Dataset content start

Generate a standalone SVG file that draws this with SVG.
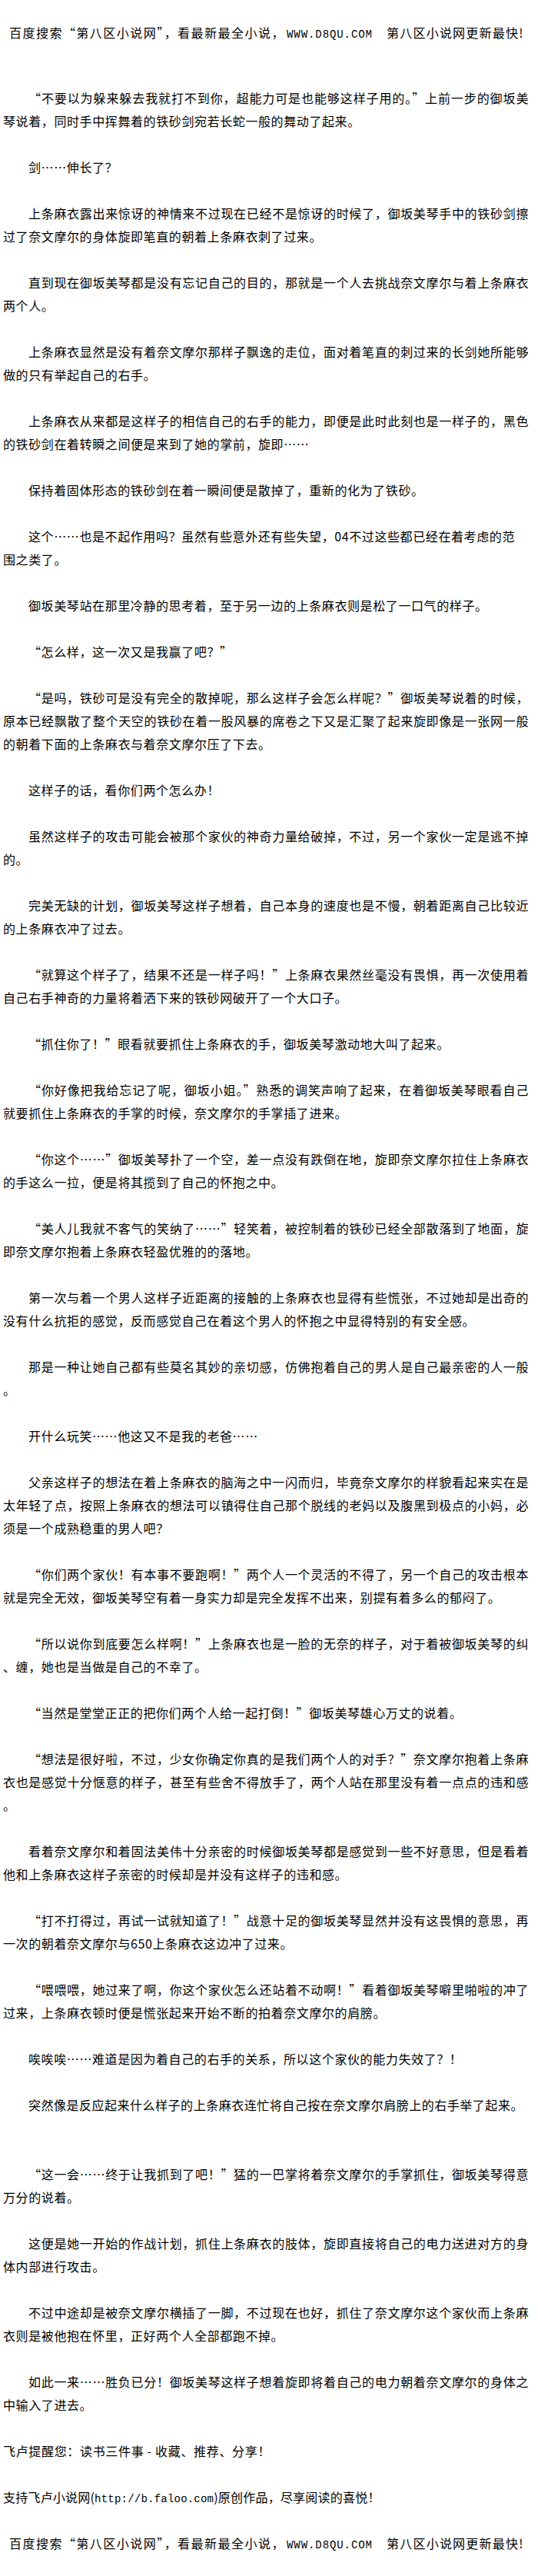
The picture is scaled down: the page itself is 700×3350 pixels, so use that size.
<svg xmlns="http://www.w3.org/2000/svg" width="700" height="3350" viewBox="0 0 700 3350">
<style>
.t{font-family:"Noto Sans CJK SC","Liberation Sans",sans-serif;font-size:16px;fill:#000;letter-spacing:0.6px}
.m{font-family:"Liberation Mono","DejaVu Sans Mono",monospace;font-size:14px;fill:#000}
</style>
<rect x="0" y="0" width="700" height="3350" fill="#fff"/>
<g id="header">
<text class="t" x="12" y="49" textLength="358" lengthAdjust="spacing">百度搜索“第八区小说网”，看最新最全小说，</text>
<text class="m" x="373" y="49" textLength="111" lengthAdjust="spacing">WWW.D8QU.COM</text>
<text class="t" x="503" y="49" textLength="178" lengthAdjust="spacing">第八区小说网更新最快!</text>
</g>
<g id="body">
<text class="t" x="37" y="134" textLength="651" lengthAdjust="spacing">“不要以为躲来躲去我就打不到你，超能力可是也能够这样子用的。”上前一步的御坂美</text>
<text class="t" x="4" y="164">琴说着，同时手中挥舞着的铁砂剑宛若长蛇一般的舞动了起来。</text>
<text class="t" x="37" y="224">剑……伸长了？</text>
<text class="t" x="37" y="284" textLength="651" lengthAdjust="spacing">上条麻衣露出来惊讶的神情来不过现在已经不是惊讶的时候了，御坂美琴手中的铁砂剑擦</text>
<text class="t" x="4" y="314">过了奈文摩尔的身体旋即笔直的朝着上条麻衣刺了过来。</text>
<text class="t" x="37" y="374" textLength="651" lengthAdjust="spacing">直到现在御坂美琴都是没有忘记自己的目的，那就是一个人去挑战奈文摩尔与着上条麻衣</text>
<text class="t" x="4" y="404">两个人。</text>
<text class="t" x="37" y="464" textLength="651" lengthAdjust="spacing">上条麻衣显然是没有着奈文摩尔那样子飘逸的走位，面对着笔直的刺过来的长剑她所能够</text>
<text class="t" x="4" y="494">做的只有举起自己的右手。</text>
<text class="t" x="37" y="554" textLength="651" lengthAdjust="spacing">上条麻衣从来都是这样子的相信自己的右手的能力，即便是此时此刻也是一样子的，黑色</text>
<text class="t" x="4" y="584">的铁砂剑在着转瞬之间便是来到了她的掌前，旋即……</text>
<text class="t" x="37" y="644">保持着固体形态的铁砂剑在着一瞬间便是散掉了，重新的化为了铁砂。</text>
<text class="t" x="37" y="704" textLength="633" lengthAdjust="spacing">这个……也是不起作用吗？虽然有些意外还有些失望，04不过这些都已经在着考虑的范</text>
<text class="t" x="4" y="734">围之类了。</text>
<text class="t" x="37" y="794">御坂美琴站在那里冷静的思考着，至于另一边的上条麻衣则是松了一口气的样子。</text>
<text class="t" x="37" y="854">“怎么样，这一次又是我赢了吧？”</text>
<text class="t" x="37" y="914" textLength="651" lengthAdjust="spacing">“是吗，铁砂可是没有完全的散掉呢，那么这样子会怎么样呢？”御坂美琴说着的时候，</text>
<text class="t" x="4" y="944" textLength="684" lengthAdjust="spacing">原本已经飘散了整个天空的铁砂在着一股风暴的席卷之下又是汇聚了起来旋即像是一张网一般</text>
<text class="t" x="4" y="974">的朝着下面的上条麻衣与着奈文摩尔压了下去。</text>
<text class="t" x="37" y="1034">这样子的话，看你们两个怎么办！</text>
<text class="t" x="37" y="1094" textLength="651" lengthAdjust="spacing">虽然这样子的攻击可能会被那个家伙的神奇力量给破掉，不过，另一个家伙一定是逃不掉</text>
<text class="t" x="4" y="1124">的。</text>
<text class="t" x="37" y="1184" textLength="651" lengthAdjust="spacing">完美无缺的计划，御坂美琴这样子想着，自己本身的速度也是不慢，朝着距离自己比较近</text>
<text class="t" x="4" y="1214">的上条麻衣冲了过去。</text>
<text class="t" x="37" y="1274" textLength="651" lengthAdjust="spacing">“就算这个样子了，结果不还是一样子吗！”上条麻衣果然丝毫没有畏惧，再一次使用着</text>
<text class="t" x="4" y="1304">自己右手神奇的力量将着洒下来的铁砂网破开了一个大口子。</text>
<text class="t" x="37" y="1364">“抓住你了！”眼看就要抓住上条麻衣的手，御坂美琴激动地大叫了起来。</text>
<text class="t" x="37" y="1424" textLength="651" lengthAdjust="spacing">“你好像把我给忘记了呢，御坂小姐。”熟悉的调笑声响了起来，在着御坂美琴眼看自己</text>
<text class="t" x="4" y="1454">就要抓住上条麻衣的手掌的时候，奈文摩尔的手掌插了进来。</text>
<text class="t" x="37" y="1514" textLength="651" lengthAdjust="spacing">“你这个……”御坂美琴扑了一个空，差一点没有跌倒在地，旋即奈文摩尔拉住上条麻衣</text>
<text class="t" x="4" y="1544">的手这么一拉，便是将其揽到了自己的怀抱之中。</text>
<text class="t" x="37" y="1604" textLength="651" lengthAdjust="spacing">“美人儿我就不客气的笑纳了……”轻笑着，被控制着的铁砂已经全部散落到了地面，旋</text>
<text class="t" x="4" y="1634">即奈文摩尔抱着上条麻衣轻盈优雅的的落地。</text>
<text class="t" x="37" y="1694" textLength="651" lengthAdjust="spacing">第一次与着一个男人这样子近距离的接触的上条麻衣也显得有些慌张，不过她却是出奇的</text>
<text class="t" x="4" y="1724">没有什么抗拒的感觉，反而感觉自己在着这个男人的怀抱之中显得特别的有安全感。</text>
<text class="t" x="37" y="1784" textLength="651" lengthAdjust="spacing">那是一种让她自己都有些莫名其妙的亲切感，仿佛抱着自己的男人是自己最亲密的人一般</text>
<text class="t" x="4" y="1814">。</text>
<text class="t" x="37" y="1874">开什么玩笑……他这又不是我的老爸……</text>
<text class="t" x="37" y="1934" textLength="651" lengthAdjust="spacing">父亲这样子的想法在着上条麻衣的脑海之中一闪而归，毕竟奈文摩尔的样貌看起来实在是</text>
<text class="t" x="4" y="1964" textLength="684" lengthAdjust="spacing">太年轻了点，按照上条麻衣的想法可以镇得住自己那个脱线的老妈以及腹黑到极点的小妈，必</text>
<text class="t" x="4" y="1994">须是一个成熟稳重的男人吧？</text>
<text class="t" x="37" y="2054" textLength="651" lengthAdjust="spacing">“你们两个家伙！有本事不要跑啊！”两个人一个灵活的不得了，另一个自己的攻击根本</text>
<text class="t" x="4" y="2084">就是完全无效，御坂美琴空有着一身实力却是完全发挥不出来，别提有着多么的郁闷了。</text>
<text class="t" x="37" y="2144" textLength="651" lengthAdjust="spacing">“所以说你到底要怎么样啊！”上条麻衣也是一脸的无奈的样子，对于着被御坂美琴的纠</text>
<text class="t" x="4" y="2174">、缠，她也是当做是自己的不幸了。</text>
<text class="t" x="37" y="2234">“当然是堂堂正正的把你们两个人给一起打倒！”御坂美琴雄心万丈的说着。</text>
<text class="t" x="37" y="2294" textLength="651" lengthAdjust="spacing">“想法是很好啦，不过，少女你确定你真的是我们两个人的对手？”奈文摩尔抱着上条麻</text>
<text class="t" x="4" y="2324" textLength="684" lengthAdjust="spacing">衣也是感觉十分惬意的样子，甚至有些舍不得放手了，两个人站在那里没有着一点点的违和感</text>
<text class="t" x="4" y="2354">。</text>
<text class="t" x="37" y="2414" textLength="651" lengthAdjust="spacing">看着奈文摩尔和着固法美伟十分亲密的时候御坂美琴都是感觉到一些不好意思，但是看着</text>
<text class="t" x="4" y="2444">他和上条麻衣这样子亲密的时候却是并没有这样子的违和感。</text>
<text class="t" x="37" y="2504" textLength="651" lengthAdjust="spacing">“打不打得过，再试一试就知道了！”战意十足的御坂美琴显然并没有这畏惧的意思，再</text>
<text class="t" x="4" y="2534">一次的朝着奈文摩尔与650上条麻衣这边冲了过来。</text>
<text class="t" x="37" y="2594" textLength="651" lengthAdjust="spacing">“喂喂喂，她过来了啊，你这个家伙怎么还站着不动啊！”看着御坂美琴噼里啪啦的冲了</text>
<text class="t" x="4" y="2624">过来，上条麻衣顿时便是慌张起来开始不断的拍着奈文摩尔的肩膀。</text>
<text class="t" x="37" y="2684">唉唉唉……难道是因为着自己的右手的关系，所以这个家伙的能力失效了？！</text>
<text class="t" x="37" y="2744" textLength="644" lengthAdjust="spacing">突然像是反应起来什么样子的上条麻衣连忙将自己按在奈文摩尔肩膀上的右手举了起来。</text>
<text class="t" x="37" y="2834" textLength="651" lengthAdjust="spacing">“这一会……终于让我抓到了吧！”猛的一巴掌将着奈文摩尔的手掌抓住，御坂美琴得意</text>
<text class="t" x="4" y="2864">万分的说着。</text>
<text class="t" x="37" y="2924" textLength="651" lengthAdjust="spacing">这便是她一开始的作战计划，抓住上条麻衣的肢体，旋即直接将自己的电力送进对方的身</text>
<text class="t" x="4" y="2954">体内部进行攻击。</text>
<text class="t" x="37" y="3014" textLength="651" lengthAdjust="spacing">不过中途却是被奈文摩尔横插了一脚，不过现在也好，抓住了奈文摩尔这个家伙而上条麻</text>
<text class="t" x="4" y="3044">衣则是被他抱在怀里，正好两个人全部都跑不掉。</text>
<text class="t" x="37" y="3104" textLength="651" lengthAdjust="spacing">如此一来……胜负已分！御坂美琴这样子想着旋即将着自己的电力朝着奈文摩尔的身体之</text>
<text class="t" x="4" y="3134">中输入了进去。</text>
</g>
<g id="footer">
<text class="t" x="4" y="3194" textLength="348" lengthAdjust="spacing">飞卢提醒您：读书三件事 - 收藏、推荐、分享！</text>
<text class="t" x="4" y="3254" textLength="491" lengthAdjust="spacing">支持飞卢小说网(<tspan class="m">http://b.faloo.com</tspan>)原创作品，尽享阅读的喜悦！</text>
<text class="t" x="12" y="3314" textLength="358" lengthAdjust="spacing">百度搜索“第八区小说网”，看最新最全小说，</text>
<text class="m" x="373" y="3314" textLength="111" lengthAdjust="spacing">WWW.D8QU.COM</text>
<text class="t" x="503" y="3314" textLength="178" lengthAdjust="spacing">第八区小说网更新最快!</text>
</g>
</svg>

Dataset content end

- Your goal
Figure out how many lines of the data above include "that", then give the number and nothing more.

- Result of this task
2